▸ **AIM**:
Would you write out the listing verbatim and skip every picture in it?

▸ **DATASET EXCERPT**:
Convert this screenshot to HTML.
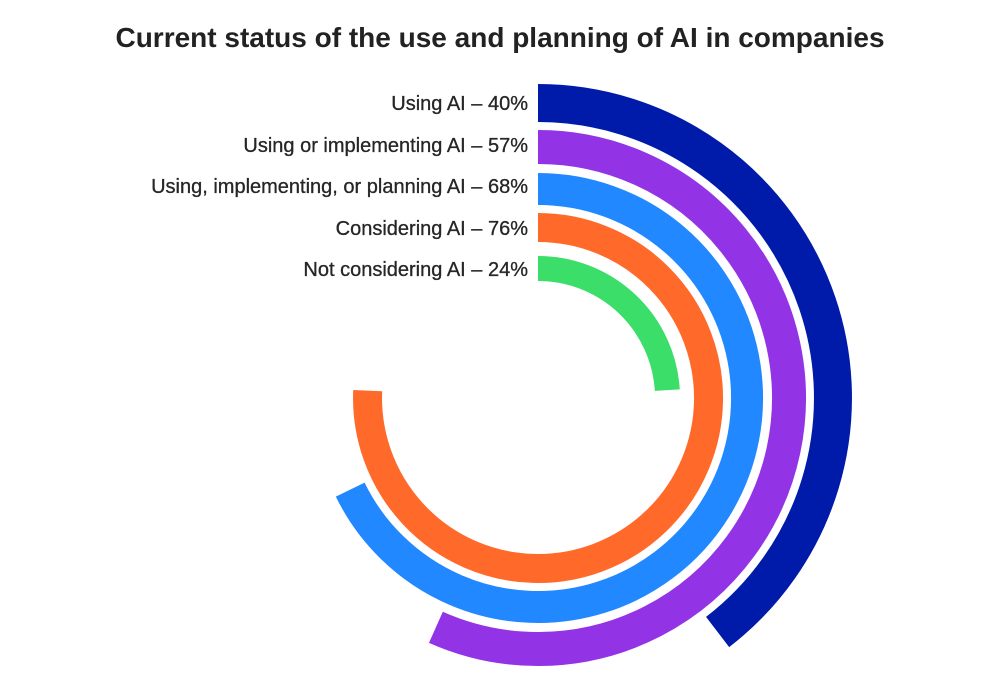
<!DOCTYPE html>
<html><head><meta charset="utf-8"><style>
body{margin:0;background:#fff;}
.t{font-family:"Liberation Sans",sans-serif;}
</style></head><body>
<svg width="1000" height="689" viewBox="0 0 1000 689" xmlns="http://www.w3.org/2000/svg">
<rect width="1000" height="689" fill="#fff"/>
<text class="t" x="500" y="47" text-anchor="middle" font-size="28" font-weight="bold" fill="#222">Current status of the use and planning of AI in companies</text>
<g class="t" font-size="20" fill="#262626" stroke="#262626" stroke-width="0.3" text-anchor="end">
<text x="528" y="110">Using AI – 40%</text>
<text x="528" y="152">Using or implementing AI – 57%</text>
<text x="528" y="193">Using, implementing, or planning AI – 68%</text>
<text x="528" y="235">Considering AI – 76%</text>
<text x="528" y="276">Not considering AI – 24%</text>
</g>
<g transform="translate(538,398)" fill="none" stroke-linejoin="round">
<path d="M0,-295 A295,295 0 0 1 179.6,234" stroke="#001aaa" stroke-width="38"/>
<path d="M0,-251 A251,251 0 1 1 -102.1,229.3" stroke="#9333e6" stroke-width="34"/>
<path d="M0,-209 A209,209 0 1 1 -187.8,91.6" stroke="#2288ff" stroke-width="32"/>
<path d="M0,-170.5 A170.5,170.5 0 1 1 -170.3,-7.4" stroke="#ff6a2b" stroke-width="29"/>
<path d="M0,-129.5 A129.5,129.5 0 0 1 129.3,-7.9" stroke="#3ade68" stroke-width="25"/>
</g>
</svg>
</body></html>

▸ **SOLUTION TO THIS EXERCISE**:
Convert this screenshot to HTML.
<!DOCTYPE html>
<html><head><meta charset="utf-8"><style>
body{margin:0;background:#fff;}
.t{font-family:"Liberation Sans",sans-serif;}
</style></head><body>
<svg width="1000" height="689" viewBox="0 0 1000 689" xmlns="http://www.w3.org/2000/svg">
<rect width="1000" height="689" fill="#fff"/>
<text class="t" x="500" y="47" text-anchor="middle" font-size="28" font-weight="bold" fill="#222">Current status of the use and planning of AI in companies</text>
<g class="t" font-size="20" fill="#262626" stroke="#262626" stroke-width="0.3" text-anchor="end">
<text x="528" y="110">Using AI – 40%</text>
<text x="528" y="152">Using or implementing AI – 57%</text>
<text x="528" y="193">Using, implementing, or planning AI – 68%</text>
<text x="528" y="235">Considering AI – 76%</text>
<text x="528" y="276">Not considering AI – 24%</text>
</g>
<g transform="translate(538,398)" fill="none" stroke-linejoin="round">
<path d="M0,-295 A295,295 0 0 1 179.6,234" stroke="#001aaa" stroke-width="38"/>
<path d="M0,-251 A251,251 0 1 1 -102.1,229.3" stroke="#9333e6" stroke-width="34"/>
<path d="M0,-209 A209,209 0 1 1 -187.8,91.6" stroke="#2288ff" stroke-width="32"/>
<path d="M0,-170.5 A170.5,170.5 0 1 1 -170.3,-7.4" stroke="#ff6a2b" stroke-width="29"/>
<path d="M0,-129.5 A129.5,129.5 0 0 1 129.3,-7.9" stroke="#3ade68" stroke-width="25"/>
</g>
</svg>
</body></html>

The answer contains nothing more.